▶ [What you need to do] Output the records exactly as they appear, with no pictures included.

▶ [Input data]
::::

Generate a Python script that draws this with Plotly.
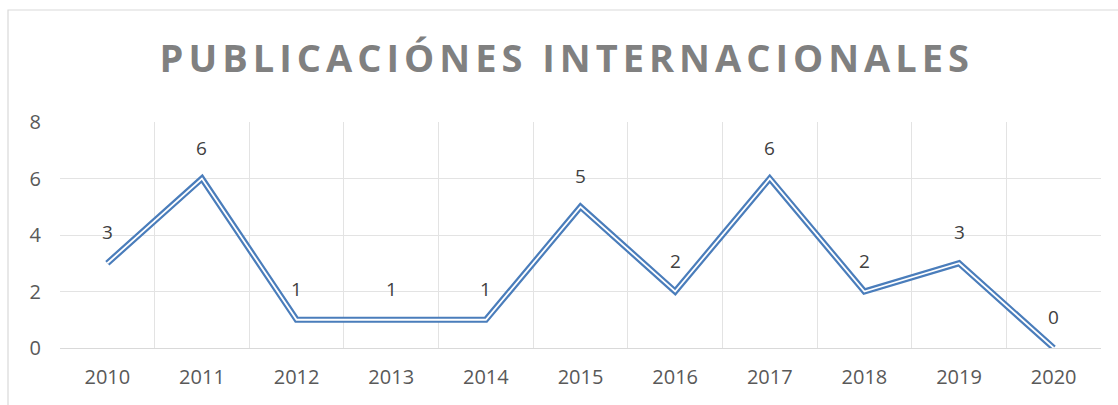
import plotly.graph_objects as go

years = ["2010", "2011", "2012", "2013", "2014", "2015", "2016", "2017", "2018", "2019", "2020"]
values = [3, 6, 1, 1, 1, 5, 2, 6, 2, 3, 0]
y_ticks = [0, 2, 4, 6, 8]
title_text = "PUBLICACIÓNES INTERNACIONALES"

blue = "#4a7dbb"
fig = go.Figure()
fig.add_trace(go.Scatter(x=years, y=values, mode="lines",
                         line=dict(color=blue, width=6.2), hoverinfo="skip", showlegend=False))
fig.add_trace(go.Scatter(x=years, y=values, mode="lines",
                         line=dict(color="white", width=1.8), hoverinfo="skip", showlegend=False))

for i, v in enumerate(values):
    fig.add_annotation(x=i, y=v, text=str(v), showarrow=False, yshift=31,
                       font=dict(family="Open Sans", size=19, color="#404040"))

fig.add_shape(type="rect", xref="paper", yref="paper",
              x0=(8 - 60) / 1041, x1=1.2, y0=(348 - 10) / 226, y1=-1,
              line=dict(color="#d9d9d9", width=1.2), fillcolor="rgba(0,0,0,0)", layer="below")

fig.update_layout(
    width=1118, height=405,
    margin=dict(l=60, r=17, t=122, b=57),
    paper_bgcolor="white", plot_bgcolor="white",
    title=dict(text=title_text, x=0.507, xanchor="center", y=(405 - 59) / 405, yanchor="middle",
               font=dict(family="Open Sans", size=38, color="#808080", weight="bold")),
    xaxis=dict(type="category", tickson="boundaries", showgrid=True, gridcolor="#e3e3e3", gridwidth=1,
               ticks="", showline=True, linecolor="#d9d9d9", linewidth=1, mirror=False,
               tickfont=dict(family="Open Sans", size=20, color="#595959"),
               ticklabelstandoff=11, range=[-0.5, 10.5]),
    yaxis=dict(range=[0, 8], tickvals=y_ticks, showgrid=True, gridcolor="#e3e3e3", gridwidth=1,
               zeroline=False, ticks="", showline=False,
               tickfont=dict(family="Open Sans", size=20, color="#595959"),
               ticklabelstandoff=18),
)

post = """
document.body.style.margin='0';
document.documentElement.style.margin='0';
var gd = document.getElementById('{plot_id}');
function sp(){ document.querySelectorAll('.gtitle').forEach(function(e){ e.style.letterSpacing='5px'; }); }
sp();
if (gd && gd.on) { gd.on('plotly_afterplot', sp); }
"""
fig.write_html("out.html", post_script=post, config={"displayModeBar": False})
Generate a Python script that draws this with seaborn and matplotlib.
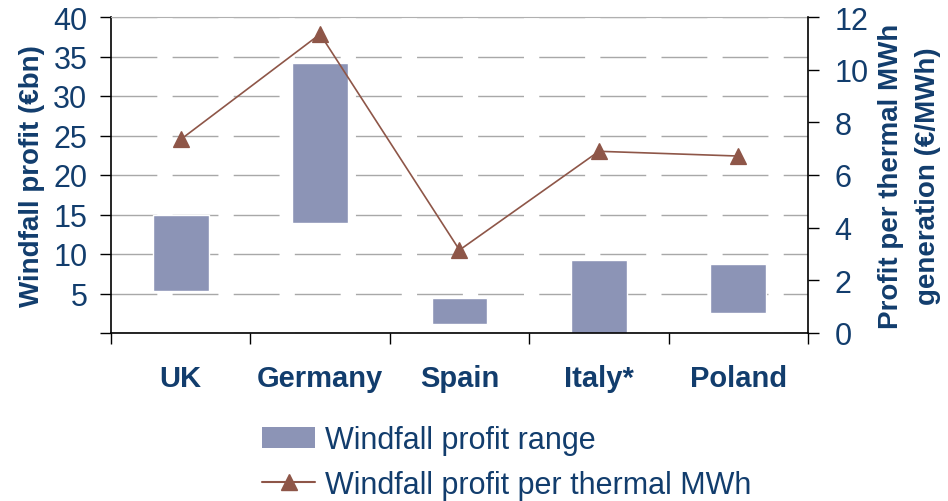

::::

▶ [Result for this exercise]
Generate a Python script that draws this with Plotly.
import plotly.graph_objects as go

years = ["2010", "2011", "2012", "2013", "2014", "2015", "2016", "2017", "2018", "2019", "2020"]
values = [3, 6, 1, 1, 1, 5, 2, 6, 2, 3, 0]
y_ticks = [0, 2, 4, 6, 8]
title_text = "PUBLICACIÓNES INTERNACIONALES"

blue = "#4a7dbb"
fig = go.Figure()
fig.add_trace(go.Scatter(x=years, y=values, mode="lines",
                         line=dict(color=blue, width=6.2), hoverinfo="skip", showlegend=False))
fig.add_trace(go.Scatter(x=years, y=values, mode="lines",
                         line=dict(color="white", width=1.8), hoverinfo="skip", showlegend=False))

for i, v in enumerate(values):
    fig.add_annotation(x=i, y=v, text=str(v), showarrow=False, yshift=31,
                       font=dict(family="Open Sans", size=19, color="#404040"))

fig.add_shape(type="rect", xref="paper", yref="paper",
              x0=(8 - 60) / 1041, x1=1.2, y0=(348 - 10) / 226, y1=-1,
              line=dict(color="#d9d9d9", width=1.2), fillcolor="rgba(0,0,0,0)", layer="below")

fig.update_layout(
    width=1118, height=405,
    margin=dict(l=60, r=17, t=122, b=57),
    paper_bgcolor="white", plot_bgcolor="white",
    title=dict(text=title_text, x=0.507, xanchor="center", y=(405 - 59) / 405, yanchor="middle",
               font=dict(family="Open Sans", size=38, color="#808080", weight="bold")),
    xaxis=dict(type="category", tickson="boundaries", showgrid=True, gridcolor="#e3e3e3", gridwidth=1,
               ticks="", showline=True, linecolor="#d9d9d9", linewidth=1, mirror=False,
               tickfont=dict(family="Open Sans", size=20, color="#595959"),
               ticklabelstandoff=11, range=[-0.5, 10.5]),
    yaxis=dict(range=[0, 8], tickvals=y_ticks, showgrid=True, gridcolor="#e3e3e3", gridwidth=1,
               zeroline=False, ticks="", showline=False,
               tickfont=dict(family="Open Sans", size=20, color="#595959"),
               ticklabelstandoff=18),
)

post = """
document.body.style.margin='0';
document.documentElement.style.margin='0';
var gd = document.getElementById('{plot_id}');
function sp(){ document.querySelectorAll('.gtitle').forEach(function(e){ e.style.letterSpacing='5px'; }); }
sp();
if (gd && gd.on) { gd.on('plotly_afterplot', sp); }
"""
fig.write_html("out.html", post_script=post, config={"displayModeBar": False})
Generate a Python script that draws this with seaborn and matplotlib.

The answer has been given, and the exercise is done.